Smith Rowe is certainly adept enough to play as a No. 8 in place of either Odegaard or Granit Xhaka, who has revitalised his own career in that position, but the deeper role heightens a need to stay on top of his conditioning, which has been questioned in the past. Arteta had been concerned about Smith Rowe’s diet and after he received his first senior England call-up in November 2021, the midfielder admitted he had been “a bit too lazy” to hydrate properly before matches, while the club helped prepare his meals, turning him away from chocolate and on to more fish and pasta.
Professionalism is paramount under Arteta and any slip in those standards would count against Smith Rowe re-establishing himself in the first team. Last weekend’s 47-minute outing against Bournemouth was notable for the midfielder suffering the ignominious status of a substituted substitute. Arteta explained that away by a first-half injury to Leandro Trossard forcing Smith Rowe’s introduction earlier than planned, but it was nevertheless noticeable that he was withdrawn at a time when Arsenal were chasing the game and short on forward options.

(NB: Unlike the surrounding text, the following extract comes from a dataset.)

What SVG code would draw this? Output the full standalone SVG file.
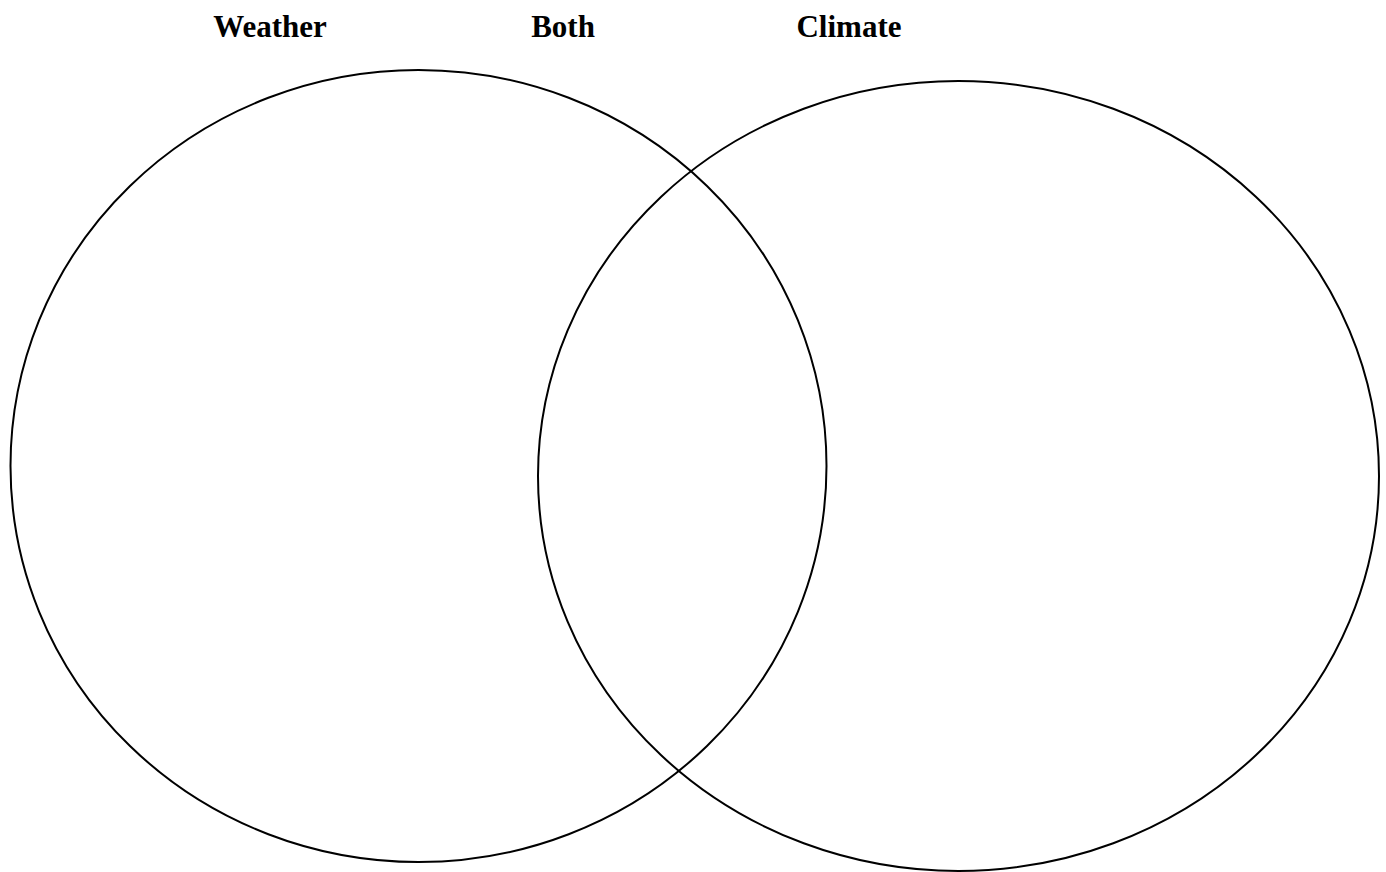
<svg xmlns="http://www.w3.org/2000/svg" width="1386" height="872" viewBox="0 0 1386 872">
<style>
.lbl{font-family:"Liberation Serif","Times New Roman",serif;font-weight:bold;font-size:31px;fill:#000}
.c{fill:none;stroke:#000;stroke-width:2}
</style>
<rect width="1386" height="872" fill="#fff"/>
<g id="weather"><ellipse class="c" cx="418.5" cy="466" rx="408" ry="396"/><text class="lbl" x="270" y="37" text-anchor="middle">Weather</text></g>
<g id="climate"><ellipse class="c" cx="958.5" cy="476" rx="420.5" ry="395"/><text class="lbl" x="849" y="37" text-anchor="middle">Climate</text></g>
<g id="both"><text class="lbl" x="563" y="37" text-anchor="middle">Both</text></g>
<g id="connectors"/>
</svg>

He had already provided an assist, steering the ball towards Thomas Partey to head in the first of Arsenal’s three goals in a sensational comeback from 2-0 down, but it was his replacement Reiss Nelson who put in the key assist for Ben White‘s equaliser and then netted a stunning stoppage-time winner himself. That should at least serve as inspiration for Smith Rowe that the current fringe players may all be required if the Gunners are to last the pace at home and abroad this season.
During his absence from the first team, Arsenal supporters have formulated a new song, just about Saka. To the tune of David Bowie’s “Starman,” they chant: “There’s a staaarboy, running down the right. His name’s Bukayo Saka. And he’s f—ing dynamite.”
Smith Rowe would no doubt prefer a return to the status quo, but it is on him to change the tune.